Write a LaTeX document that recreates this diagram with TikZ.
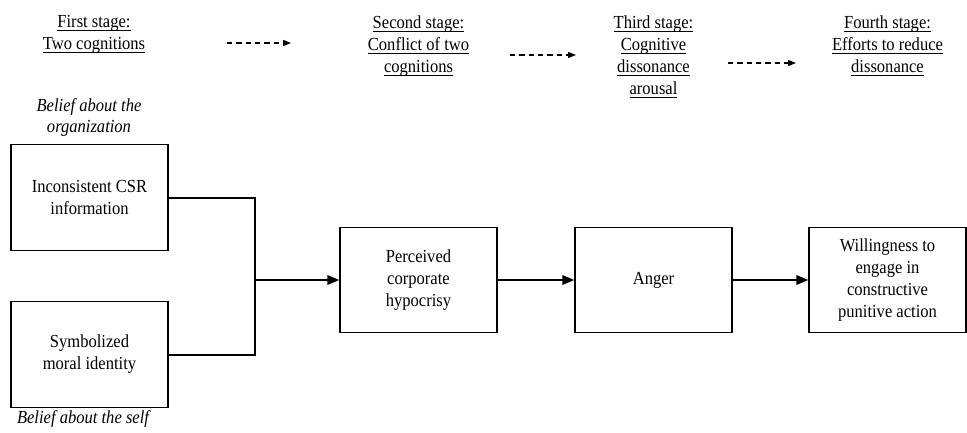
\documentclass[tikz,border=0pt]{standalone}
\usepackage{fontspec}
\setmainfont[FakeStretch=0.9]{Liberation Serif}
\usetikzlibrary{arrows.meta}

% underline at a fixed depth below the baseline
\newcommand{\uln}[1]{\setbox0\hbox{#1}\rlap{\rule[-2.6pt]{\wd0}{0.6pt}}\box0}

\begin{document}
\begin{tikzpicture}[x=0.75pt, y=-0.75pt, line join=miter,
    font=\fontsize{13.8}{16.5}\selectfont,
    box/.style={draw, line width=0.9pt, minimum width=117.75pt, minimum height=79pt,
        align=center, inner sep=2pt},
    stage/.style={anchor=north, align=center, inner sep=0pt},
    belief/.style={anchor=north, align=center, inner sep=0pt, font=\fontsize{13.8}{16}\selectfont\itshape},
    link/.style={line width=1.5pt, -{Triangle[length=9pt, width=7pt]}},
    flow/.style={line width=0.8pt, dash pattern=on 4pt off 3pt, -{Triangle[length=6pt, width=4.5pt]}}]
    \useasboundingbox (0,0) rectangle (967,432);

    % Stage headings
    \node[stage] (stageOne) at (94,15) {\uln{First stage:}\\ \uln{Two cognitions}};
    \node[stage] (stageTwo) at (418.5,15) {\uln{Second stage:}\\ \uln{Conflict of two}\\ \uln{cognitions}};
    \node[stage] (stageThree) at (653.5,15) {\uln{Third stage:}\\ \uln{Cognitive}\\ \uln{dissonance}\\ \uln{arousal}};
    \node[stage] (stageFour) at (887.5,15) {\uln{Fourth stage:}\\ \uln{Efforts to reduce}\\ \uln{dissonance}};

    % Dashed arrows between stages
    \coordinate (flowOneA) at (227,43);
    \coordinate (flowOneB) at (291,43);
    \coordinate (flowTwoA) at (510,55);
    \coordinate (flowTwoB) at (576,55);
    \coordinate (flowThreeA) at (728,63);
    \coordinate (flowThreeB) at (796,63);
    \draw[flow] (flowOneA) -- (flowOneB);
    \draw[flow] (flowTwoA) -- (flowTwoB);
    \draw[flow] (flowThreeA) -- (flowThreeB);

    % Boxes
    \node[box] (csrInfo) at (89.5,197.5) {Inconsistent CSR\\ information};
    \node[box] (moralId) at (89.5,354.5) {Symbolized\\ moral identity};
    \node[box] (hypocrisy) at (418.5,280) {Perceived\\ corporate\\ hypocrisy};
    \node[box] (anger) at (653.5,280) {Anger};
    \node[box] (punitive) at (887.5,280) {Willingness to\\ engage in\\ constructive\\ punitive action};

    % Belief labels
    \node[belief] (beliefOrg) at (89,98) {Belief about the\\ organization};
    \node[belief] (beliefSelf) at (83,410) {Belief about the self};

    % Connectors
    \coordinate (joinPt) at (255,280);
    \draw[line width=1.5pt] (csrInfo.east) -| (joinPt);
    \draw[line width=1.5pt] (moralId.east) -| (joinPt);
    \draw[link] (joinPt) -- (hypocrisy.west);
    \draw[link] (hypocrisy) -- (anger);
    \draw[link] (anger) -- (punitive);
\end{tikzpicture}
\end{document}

━━━━━━━━━━

▸ **Prompt**
Leave out any pictures, please, and quote only the lines from the top of the data through the line that contains "(punitive) at (887.5,280)".

▸ **Exercise answer**
Write a LaTeX document that recreates this diagram with TikZ.
\documentclass[tikz,border=0pt]{standalone}
\usepackage{fontspec}
\setmainfont[FakeStretch=0.9]{Liberation Serif}
\usetikzlibrary{arrows.meta}

% underline at a fixed depth below the baseline
\newcommand{\uln}[1]{\setbox0\hbox{#1}\rlap{\rule[-2.6pt]{\wd0}{0.6pt}}\box0}

\begin{document}
\begin{tikzpicture}[x=0.75pt, y=-0.75pt, line join=miter,
    font=\fontsize{13.8}{16.5}\selectfont,
    box/.style={draw, line width=0.9pt, minimum width=117.75pt, minimum height=79pt,
        align=center, inner sep=2pt},
    stage/.style={anchor=north, align=center, inner sep=0pt},
    belief/.style={anchor=north, align=center, inner sep=0pt, font=\fontsize{13.8}{16}\selectfont\itshape},
    link/.style={line width=1.5pt, -{Triangle[length=9pt, width=7pt]}},
    flow/.style={line width=0.8pt, dash pattern=on 4pt off 3pt, -{Triangle[length=6pt, width=4.5pt]}}]
    \useasboundingbox (0,0) rectangle (967,432);

    % Stage headings
    \node[stage] (stageOne) at (94,15) {\uln{First stage:}\\ \uln{Two cognitions}};
    \node[stage] (stageTwo) at (418.5,15) {\uln{Second stage:}\\ \uln{Conflict of two}\\ \uln{cognitions}};
    \node[stage] (stageThree) at (653.5,15) {\uln{Third stage:}\\ \uln{Cognitive}\\ \uln{dissonance}\\ \uln{arousal}};
    \node[stage] (stageFour) at (887.5,15) {\uln{Fourth stage:}\\ \uln{Efforts to reduce}\\ \uln{dissonance}};

    % Dashed arrows between stages
    \coordinate (flowOneA) at (227,43);
    \coordinate (flowOneB) at (291,43);
    \coordinate (flowTwoA) at (510,55);
    \coordinate (flowTwoB) at (576,55);
    \coordinate (flowThreeA) at (728,63);
    \coordinate (flowThreeB) at (796,63);
    \draw[flow] (flowOneA) -- (flowOneB);
    \draw[flow] (flowTwoA) -- (flowTwoB);
    \draw[flow] (flowThreeA) -- (flowThreeB);

    % Boxes
    \node[box] (csrInfo) at (89.5,197.5) {Inconsistent CSR\\ information};
    \node[box] (moralId) at (89.5,354.5) {Symbolized\\ moral identity};
    \node[box] (hypocrisy) at (418.5,280) {Perceived\\ corporate\\ hypocrisy};
    \node[box] (anger) at (653.5,280) {Anger};
    \node[box] (punitive) at (887.5,280) {Willingness to\\ engage in\\ constructive\\ punitive action};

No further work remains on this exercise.